INSTRUCTIONS FOR THE TASK
Repeat the material exactly as it appears.

DATASET EXTRACT
-- -- --

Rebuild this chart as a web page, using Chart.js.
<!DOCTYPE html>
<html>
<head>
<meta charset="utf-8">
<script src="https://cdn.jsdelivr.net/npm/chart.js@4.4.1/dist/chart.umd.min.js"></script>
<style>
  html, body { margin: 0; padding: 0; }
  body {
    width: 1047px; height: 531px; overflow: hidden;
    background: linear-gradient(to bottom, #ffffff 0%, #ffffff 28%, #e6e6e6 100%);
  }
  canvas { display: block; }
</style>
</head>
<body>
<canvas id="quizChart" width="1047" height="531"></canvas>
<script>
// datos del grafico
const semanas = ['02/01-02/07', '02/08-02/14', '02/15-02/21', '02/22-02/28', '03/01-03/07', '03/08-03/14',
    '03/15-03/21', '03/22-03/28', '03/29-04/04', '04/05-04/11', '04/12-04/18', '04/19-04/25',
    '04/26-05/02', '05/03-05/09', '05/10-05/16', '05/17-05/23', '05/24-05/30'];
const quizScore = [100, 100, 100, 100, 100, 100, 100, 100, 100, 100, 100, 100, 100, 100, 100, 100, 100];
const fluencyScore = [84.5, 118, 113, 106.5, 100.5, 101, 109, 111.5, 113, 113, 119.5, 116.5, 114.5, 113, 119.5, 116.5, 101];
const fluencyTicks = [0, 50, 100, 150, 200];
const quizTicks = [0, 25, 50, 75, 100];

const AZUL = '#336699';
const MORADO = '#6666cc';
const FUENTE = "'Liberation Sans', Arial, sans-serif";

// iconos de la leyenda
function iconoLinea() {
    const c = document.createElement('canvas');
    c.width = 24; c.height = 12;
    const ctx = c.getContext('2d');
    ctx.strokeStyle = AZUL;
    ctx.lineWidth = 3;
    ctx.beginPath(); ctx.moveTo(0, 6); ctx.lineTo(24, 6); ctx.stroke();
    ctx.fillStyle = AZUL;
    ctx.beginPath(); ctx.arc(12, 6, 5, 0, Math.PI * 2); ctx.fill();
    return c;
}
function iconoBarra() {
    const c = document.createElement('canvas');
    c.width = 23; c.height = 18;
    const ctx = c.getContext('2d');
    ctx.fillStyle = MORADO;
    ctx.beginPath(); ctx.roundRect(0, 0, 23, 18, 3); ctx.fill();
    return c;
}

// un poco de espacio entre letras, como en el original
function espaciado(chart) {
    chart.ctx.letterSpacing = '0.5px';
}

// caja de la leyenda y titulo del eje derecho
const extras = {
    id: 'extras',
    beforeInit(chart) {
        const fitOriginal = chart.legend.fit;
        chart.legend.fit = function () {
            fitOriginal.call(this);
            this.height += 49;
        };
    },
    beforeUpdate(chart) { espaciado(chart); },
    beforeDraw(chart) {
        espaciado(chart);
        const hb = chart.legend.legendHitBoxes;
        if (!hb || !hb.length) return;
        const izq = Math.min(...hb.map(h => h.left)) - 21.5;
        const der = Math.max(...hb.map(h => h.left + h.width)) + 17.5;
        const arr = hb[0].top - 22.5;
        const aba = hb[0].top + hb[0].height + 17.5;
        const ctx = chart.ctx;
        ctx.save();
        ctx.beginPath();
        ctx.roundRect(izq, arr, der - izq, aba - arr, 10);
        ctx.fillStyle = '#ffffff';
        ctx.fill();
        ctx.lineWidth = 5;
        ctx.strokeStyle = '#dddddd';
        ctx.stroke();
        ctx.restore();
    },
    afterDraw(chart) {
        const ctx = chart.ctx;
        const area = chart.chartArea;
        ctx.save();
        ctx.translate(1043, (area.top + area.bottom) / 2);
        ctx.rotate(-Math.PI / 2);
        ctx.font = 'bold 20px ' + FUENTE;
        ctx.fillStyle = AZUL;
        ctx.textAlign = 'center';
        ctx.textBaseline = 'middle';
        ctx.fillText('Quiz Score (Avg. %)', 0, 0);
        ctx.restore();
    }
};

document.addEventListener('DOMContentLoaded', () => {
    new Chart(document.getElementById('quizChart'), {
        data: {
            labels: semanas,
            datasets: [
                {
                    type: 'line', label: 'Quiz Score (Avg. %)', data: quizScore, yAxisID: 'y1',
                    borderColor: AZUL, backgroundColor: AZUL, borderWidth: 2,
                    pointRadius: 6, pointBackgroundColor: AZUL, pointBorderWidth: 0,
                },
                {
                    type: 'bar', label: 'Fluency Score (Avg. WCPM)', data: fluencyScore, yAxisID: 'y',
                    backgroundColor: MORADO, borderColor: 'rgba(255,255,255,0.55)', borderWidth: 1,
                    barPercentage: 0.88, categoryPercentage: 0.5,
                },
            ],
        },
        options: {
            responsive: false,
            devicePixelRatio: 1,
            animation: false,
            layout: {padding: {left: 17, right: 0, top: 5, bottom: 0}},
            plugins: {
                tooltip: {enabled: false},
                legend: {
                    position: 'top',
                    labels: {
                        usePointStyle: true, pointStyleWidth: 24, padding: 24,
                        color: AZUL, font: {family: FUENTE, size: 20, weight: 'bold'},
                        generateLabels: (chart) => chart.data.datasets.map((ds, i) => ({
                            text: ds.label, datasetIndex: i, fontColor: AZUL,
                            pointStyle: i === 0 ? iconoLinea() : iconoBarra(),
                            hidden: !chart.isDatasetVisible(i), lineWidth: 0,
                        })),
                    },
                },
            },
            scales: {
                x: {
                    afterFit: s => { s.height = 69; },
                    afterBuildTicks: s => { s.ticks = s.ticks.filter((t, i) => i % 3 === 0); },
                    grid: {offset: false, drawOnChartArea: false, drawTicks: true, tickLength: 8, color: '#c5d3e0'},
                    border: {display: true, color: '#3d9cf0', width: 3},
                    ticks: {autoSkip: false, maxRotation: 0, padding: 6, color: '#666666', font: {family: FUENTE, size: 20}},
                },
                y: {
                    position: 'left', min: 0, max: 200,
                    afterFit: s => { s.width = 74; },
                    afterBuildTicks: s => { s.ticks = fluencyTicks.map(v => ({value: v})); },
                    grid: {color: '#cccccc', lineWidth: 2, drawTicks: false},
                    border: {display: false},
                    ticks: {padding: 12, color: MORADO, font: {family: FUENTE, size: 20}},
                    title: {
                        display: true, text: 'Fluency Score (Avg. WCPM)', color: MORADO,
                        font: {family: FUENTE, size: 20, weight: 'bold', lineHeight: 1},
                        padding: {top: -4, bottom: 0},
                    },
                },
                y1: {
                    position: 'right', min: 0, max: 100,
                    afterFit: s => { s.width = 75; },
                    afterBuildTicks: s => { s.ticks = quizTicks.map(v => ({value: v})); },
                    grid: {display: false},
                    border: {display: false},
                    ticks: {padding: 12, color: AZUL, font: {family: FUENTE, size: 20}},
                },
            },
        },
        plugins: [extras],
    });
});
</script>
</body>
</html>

-- -- --

EXERCISE OUTPUT
Rebuild this chart as a web page, using Chart.js.
<!DOCTYPE html>
<html>
<head>
<meta charset="utf-8">
<script src="https://cdn.jsdelivr.net/npm/chart.js@4.4.1/dist/chart.umd.min.js"></script>
<style>
  html, body { margin: 0; padding: 0; }
  body {
    width: 1047px; height: 531px; overflow: hidden;
    background: linear-gradient(to bottom, #ffffff 0%, #ffffff 28%, #e6e6e6 100%);
  }
  canvas { display: block; }
</style>
</head>
<body>
<canvas id="quizChart" width="1047" height="531"></canvas>
<script>
// datos del grafico
const semanas = ['02/01-02/07', '02/08-02/14', '02/15-02/21', '02/22-02/28', '03/01-03/07', '03/08-03/14',
    '03/15-03/21', '03/22-03/28', '03/29-04/04', '04/05-04/11', '04/12-04/18', '04/19-04/25',
    '04/26-05/02', '05/03-05/09', '05/10-05/16', '05/17-05/23', '05/24-05/30'];
const quizScore = [100, 100, 100, 100, 100, 100, 100, 100, 100, 100, 100, 100, 100, 100, 100, 100, 100];
const fluencyScore = [84.5, 118, 113, 106.5, 100.5, 101, 109, 111.5, 113, 113, 119.5, 116.5, 114.5, 113, 119.5, 116.5, 101];
const fluencyTicks = [0, 50, 100, 150, 200];
const quizTicks = [0, 25, 50, 75, 100];

const AZUL = '#336699';
const MORADO = '#6666cc';
const FUENTE = "'Liberation Sans', Arial, sans-serif";

// iconos de la leyenda
function iconoLinea() {
    const c = document.createElement('canvas');
    c.width = 24; c.height = 12;
    const ctx = c.getContext('2d');
    ctx.strokeStyle = AZUL;
    ctx.lineWidth = 3;
    ctx.beginPath(); ctx.moveTo(0, 6); ctx.lineTo(24, 6); ctx.stroke();
    ctx.fillStyle = AZUL;
    ctx.beginPath(); ctx.arc(12, 6, 5, 0, Math.PI * 2); ctx.fill();
    return c;
}
function iconoBarra() {
    const c = document.createElement('canvas');
    c.width = 23; c.height = 18;
    const ctx = c.getContext('2d');
    ctx.fillStyle = MORADO;
    ctx.beginPath(); ctx.roundRect(0, 0, 23, 18, 3); ctx.fill();
    return c;
}

// un poco de espacio entre letras, como en el original
function espaciado(chart) {
    chart.ctx.letterSpacing = '0.5px';
}

// caja de la leyenda y titulo del eje derecho
const extras = {
    id: 'extras',
    beforeInit(chart) {
        const fitOriginal = chart.legend.fit;
        chart.legend.fit = function () {
            fitOriginal.call(this);
            this.height += 49;
        };
    },
    beforeUpdate(chart) { espaciado(chart); },
    beforeDraw(chart) {
        espaciado(chart);
        const hb = chart.legend.legendHitBoxes;
        if (!hb || !hb.length) return;
        const izq = Math.min(...hb.map(h => h.left)) - 21.5;
        const der = Math.max(...hb.map(h => h.left + h.width)) + 17.5;
        const arr = hb[0].top - 22.5;
        const aba = hb[0].top + hb[0].height + 17.5;
        const ctx = chart.ctx;
        ctx.save();
        ctx.beginPath();
        ctx.roundRect(izq, arr, der - izq, aba - arr, 10);
        ctx.fillStyle = '#ffffff';
        ctx.fill();
        ctx.lineWidth = 5;
        ctx.strokeStyle = '#dddddd';
        ctx.stroke();
        ctx.restore();
    },
    afterDraw(chart) {
        const ctx = chart.ctx;
        const area = chart.chartArea;
        ctx.save();
        ctx.translate(1043, (area.top + area.bottom) / 2);
        ctx.rotate(-Math.PI / 2);
        ctx.font = 'bold 20px ' + FUENTE;
        ctx.fillStyle = AZUL;
        ctx.textAlign = 'center';
        ctx.textBaseline = 'middle';
        ctx.fillText('Quiz Score (Avg. %)', 0, 0);
        ctx.restore();
    }
};

document.addEventListener('DOMContentLoaded', () => {
    new Chart(document.getElementById('quizChart'), {
        data: {
            labels: semanas,
            datasets: [
                {
                    type: 'line', label: 'Quiz Score (Avg. %)', data: quizScore, yAxisID: 'y1',
                    borderColor: AZUL, backgroundColor: AZUL, borderWidth: 2,
                    pointRadius: 6, pointBackgroundColor: AZUL, pointBorderWidth: 0,
                },
                {
                    type: 'bar', label: 'Fluency Score (Avg. WCPM)', data: fluencyScore, yAxisID: 'y',
                    backgroundColor: MORADO, borderColor: 'rgba(255,255,255,0.55)', borderWidth: 1,
                    barPercentage: 0.88, categoryPercentage: 0.5,
                },
            ],
        },
        options: {
            responsive: false,
            devicePixelRatio: 1,
            animation: false,
            layout: {padding: {left: 17, right: 0, top: 5, bottom: 0}},
            plugins: {
                tooltip: {enabled: false},
                legend: {
                    position: 'top',
                    labels: {
                        usePointStyle: true, pointStyleWidth: 24, padding: 24,
                        color: AZUL, font: {family: FUENTE, size: 20, weight: 'bold'},
                        generateLabels: (chart) => chart.data.datasets.map((ds, i) => ({
                            text: ds.label, datasetIndex: i, fontColor: AZUL,
                            pointStyle: i === 0 ? iconoLinea() : iconoBarra(),
                            hidden: !chart.isDatasetVisible(i), lineWidth: 0,
                        })),
                    },
                },
            },
            scales: {
                x: {
                    afterFit: s => { s.height = 69; },
                    afterBuildTicks: s => { s.ticks = s.ticks.filter((t, i) => i % 3 === 0); },
                    grid: {offset: false, drawOnChartArea: false, drawTicks: true, tickLength: 8, color: '#c5d3e0'},
                    border: {display: true, color: '#3d9cf0', width: 3},
                    ticks: {autoSkip: false, maxRotation: 0, padding: 6, color: '#666666', font: {family: FUENTE, size: 20}},
                },
                y: {
                    position: 'left', min: 0, max: 200,
                    afterFit: s => { s.width = 74; },
                    afterBuildTicks: s => { s.ticks = fluencyTicks.map(v => ({value: v})); },
                    grid: {color: '#cccccc', lineWidth: 2, drawTicks: false},
                    border: {display: false},
                    ticks: {padding: 12, color: MORADO, font: {family: FUENTE, size: 20}},
                    title: {
                        display: true, text: 'Fluency Score (Avg. WCPM)', color: MORADO,
                        font: {family: FUENTE, size: 20, weight: 'bold', lineHeight: 1},
                        padding: {top: -4, bottom: 0},
                    },
                },
                y1: {
                    position: 'right', min: 0, max: 100,
                    afterFit: s => { s.width = 75; },
                    afterBuildTicks: s => { s.ticks = quizTicks.map(v => ({value: v})); },
                    grid: {display: false},
                    border: {display: false},
                    ticks: {padding: 12, color: AZUL, font: {family: FUENTE, size: 20}},
                },
            },
        },
        plugins: [extras],
    });
});
</script>
</body>
</html>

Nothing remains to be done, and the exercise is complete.